Dieker’s structural tactics strangely reduce the experience of a life into numbered parts; the reader imagines Dieker is perhaps attempting to draw out a deeper reflection on time’s passage through her methodical process, as indeed many of the events she describes seem to accrue without any veritable upheaval or excitement: these are simple lives focused on small-scale events, material goods, social interactions, and cultural phenomena. In fact, the only true excitement of the book is the advent of the internet. “This is world-changing,” one of the characters reports.
About two thirds through the book, with the girls now grown, the reader also begins to witness events such as first boyfriends and periods, and the book shifts into what seems like YA territory, losing its voice for a while, but enduring in its meticulous approach. To her great credit, formally-speaking, there is something staunchly depressing about the passage of time at the hands of Dieker, whose two volumes begin with Rosemary’s thirty-fifth birthday and, jacket copy asserts, will end with her daughter Meredith’s very same birthday. Is life, then, but a series of photographic memories, material things, and accomplishments? Or is there a larger feeling binding it all together? Readers find themselves pondering such philosophical concepts.

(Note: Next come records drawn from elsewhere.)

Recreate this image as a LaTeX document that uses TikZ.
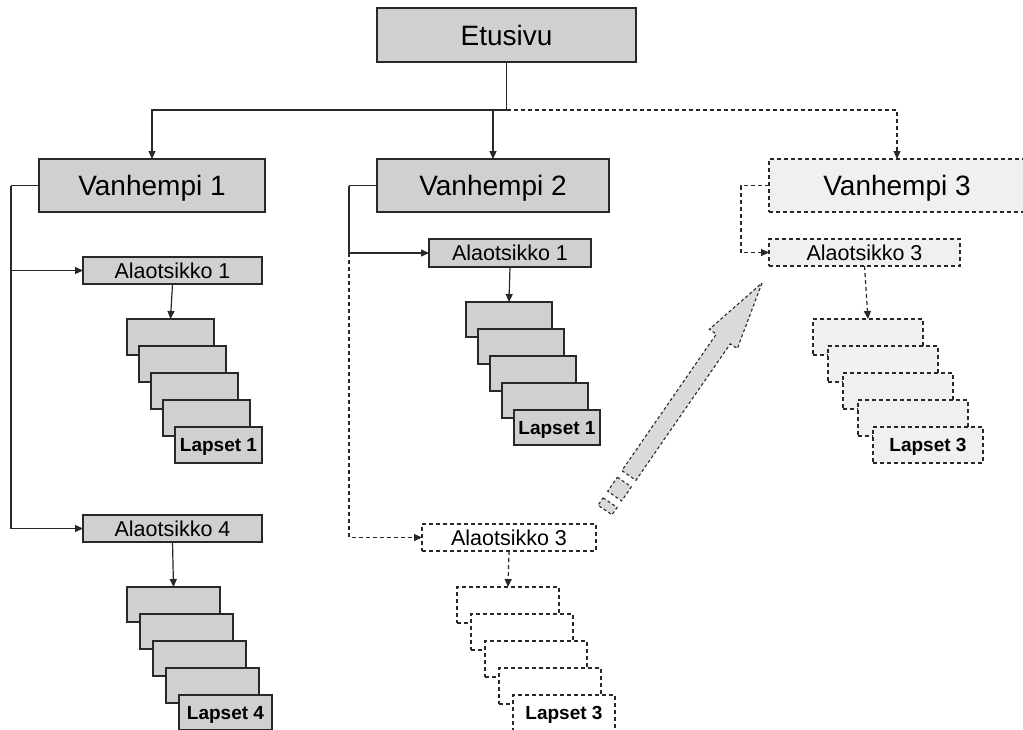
\documentclass[tikz,border=0pt]{standalone}
\usepackage{fontspec}
\setmainfont{Liberation Sans}
\usetikzlibrary{arrows.meta}
\definecolor{boxgray}{RGB}{208,208,208}
\definecolor{boxlight}{RGB}{240,240,240}
\definecolor{arrowgray}{RGB}{218,218,218}
\definecolor{edgecol}{RGB}{40,40,40}
\newcommand\mystack[9]{%
  \foreach \i in {0,...,3}{%
    \node[#8, minimum width=#6pt, minimum height=#7pt, anchor=north west] (#1-\i) at ({#2+\i*#4},{#3+\i*#5}) {};}
  \node[#8, smalltext, minimum width=#6pt, minimum height=#7pt, anchor=north west] (#1-4) at ({#2+4*#4},{#3+4*#5}) {#9};
}
\begin{document}
\begin{tikzpicture}[x=1pt,y=-1pt,
  every node/.style={inner sep=0pt, outer sep=0pt, text depth=0pt},
  solidbox/.style={draw=edgecol, line width=1.4pt, fill=boxgray},
  dashbox/.style={draw=edgecol, line width=1.3pt, dash pattern=on 4pt off 3pt, fill=boxlight},
  dashwhite/.style={dashbox, fill=white},
  bigtext/.style={font=\fontsize{28}{32}\selectfont, text height=20pt},
  midtext/.style={font=\fontsize{21.5}{24}\selectfont, text height=15.4pt},
  smalltext/.style={font=\bfseries\fontsize{19}{22}\selectfont, text height=13.6pt},
  plainconn/.style={draw=edgecol, line width=1.2pt},
  conn/.style={plainconn, -{Triangle[length=8pt,width=7pt]}},
  dashconn/.style={conn, dash pattern=on 4pt off 3pt},
  bigarrow/.style={draw=edgecol, line width=1.1pt, dash pattern=on 3pt off 2.5pt, fill=arrowgray, line join=miter},
]
\useasboundingbox (0,0) rectangle (1023,729);

% main boxes
\node[solidbox,bigtext,minimum width=259pt,minimum height=54pt] (E) at (506.5,35) {Etusivu};
\node[solidbox,bigtext,minimum width=226pt,minimum height=53pt] (V1) at (152,185.5) {Vanhempi 1};
\node[solidbox,bigtext,minimum width=232pt,minimum height=53pt] (V2) at (493,185.5) {Vanhempi 2};
\node[dashbox,bigtext,minimum width=256pt,minimum height=53pt] (V3) at (897,185.5) {Vanhempi 3};

% sub headings
\node[solidbox,midtext,minimum width=179pt,minimum height=27pt] (A1L) at (172.5,270.5) {Alaotsikko 1};
\node[solidbox,midtext,minimum width=179pt,minimum height=27pt] (A4) at (172.5,528.5) {Alaotsikko 4};
\node[solidbox,midtext,minimum width=162pt,minimum height=28pt] (A1M) at (510,253) {Alaotsikko 1};
\node[dashbox,midtext,minimum width=191pt,minimum height=27pt] (A3R) at (864.5,252.5) {Alaotsikko 3};
\node[dashwhite,midtext,minimum width=174pt,minimum height=27pt] (A3B) at (509,537.5) {Alaotsikko 3};

% stacks of children
\mystack{S1}{127}{319}{12}{27}{87}{36}{solidbox}{Lapset 1}
\mystack{S4}{127}{587}{13}{27}{93}{35}{solidbox}{Lapset 4}
\mystack{SM}{466}{302}{12}{27}{86}{35}{solidbox}{Lapset 1}
\mystack{SR}{813}{319}{15}{27}{110}{36}{dashbox}{Lapset 3}
\mystack{SB}{457}{587}{14}{27}{102}{36}{dashwhite}{Lapset 3}

% top-level connectors
\coordinate (J) at (506.5,110);
\draw[plainconn] (E.south) -- (J);
\draw[conn] (J) -| (V1.north);
\draw[conn] (J) -| (V2.north);
\draw[dashconn] (J) -| (V3.north);

% Vanhempi 1 branch
\coordinate (L1) at (11,185.5);
\draw[plainconn] (V1.west) -- (L1);
\draw[conn] (L1) |- (A1L.west);
\draw[conn] (L1) |- (A4.west);

% Vanhempi 2 branch
\coordinate (L2) at (349,185.5);
\draw[plainconn] (V2.west) -- (L2);
\draw[conn] (L2) |- (A1M.west);
\draw[dashconn] (L2 |- A1M.west) |- (A3B.west);

% Vanhempi 3 branch
\coordinate (L3) at (741,185.5);
\draw[dashconn] (V3.west) -- (L3) |- (A3R.west);

% heading to children
\draw[conn] (A1L.south) -- (S1-0.north);
\draw[conn] (A4.south) -- (S4-0.north);
\draw[conn] (A1M.south) -- (SM-0.north);
\draw[dashconn] (A3R.south) -- (SR-0.north);
\draw[dashconn] (A3B.south) -- (SB-0.north);

% big striped arrow
\draw[bigarrow] (762,283) -- (737.3,348.6) -- (730.3,343.8) -- (635.9,480.3) -- (621.9,470.6) -- (716.3,334.1) -- (709.3,329.3) -- cycle;
\draw[bigarrow] (617.4,477.2) -- (631.3,486.9) -- (621.7,500.9) -- (607.7,491.2) -- cycle;
\draw[bigarrow] (603.1,497.8) -- (617.1,507.4) -- (612.0,514.8) -- (598.0,505.2) -- cycle;
\end{tikzpicture}
\end{document}
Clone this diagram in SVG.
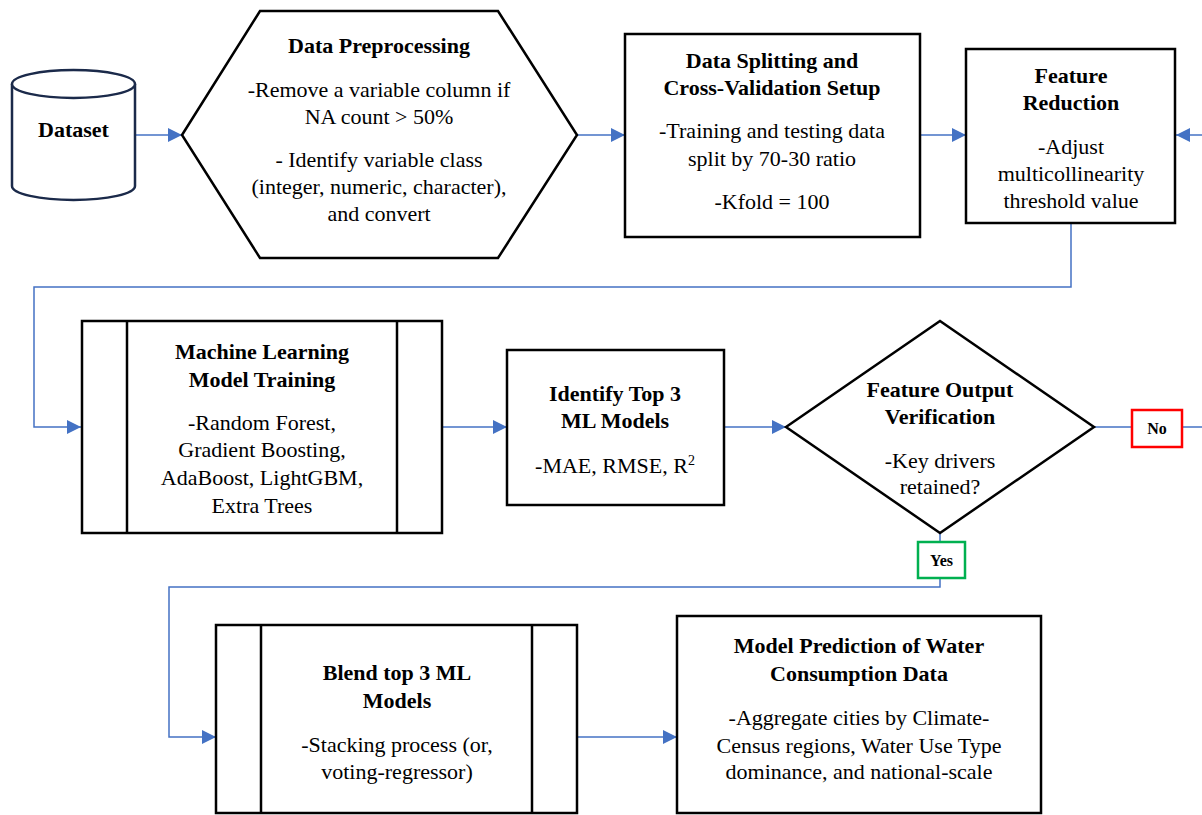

Issues specific to women abound in this volume. As the characters’ lives develop initially, we sense that Jack’s import thins, his presence erodes, while Rosemary’s difficulties at developing her identity and Meredith’s development take center stage. Natalie, the middle daughter, finds herself somewhat short-changed, a true absence in the family dynamics, as well. A mise en abyme halfway through the book confirms its concerns with women, when, after the family watches Fiddler on the Roof, Meredith reflects that it “turned out to be about girls after all. All the good stories [are] about girls and women.” And so this is the story of a mother’s inner growth, a growth mirrored in her older daughter’s: two women at different stages, grappling with the same difficulty of forming an identity. What in the female experience, even in a seemingly “ordinary” life causes such an outcome? These parallels between mother and daughter are tender and sometimes devastating in their simplicity, and Dieker strikes the right tone in reporting them: “Meredith watched girls and women to see what happened to them, but also to look for pieces of herself, and to see what the characters who carried her pieces might do with their lives.”
What we owe Dieker in this volume, is the generosity with which she allows her characters to move without the weight of judgment, as evidenced with passages such as, “It was part of her job, making the right kind of world for her family. It was exhausting.” The reader gets the sense that Dieker is observing these personalities and reporting on their simple, middle-class lives, asking the reader to ponder, what is an “ordinary” life? Is such a word able to describe any life at all? Are women ordinary? Is any woman ordinary?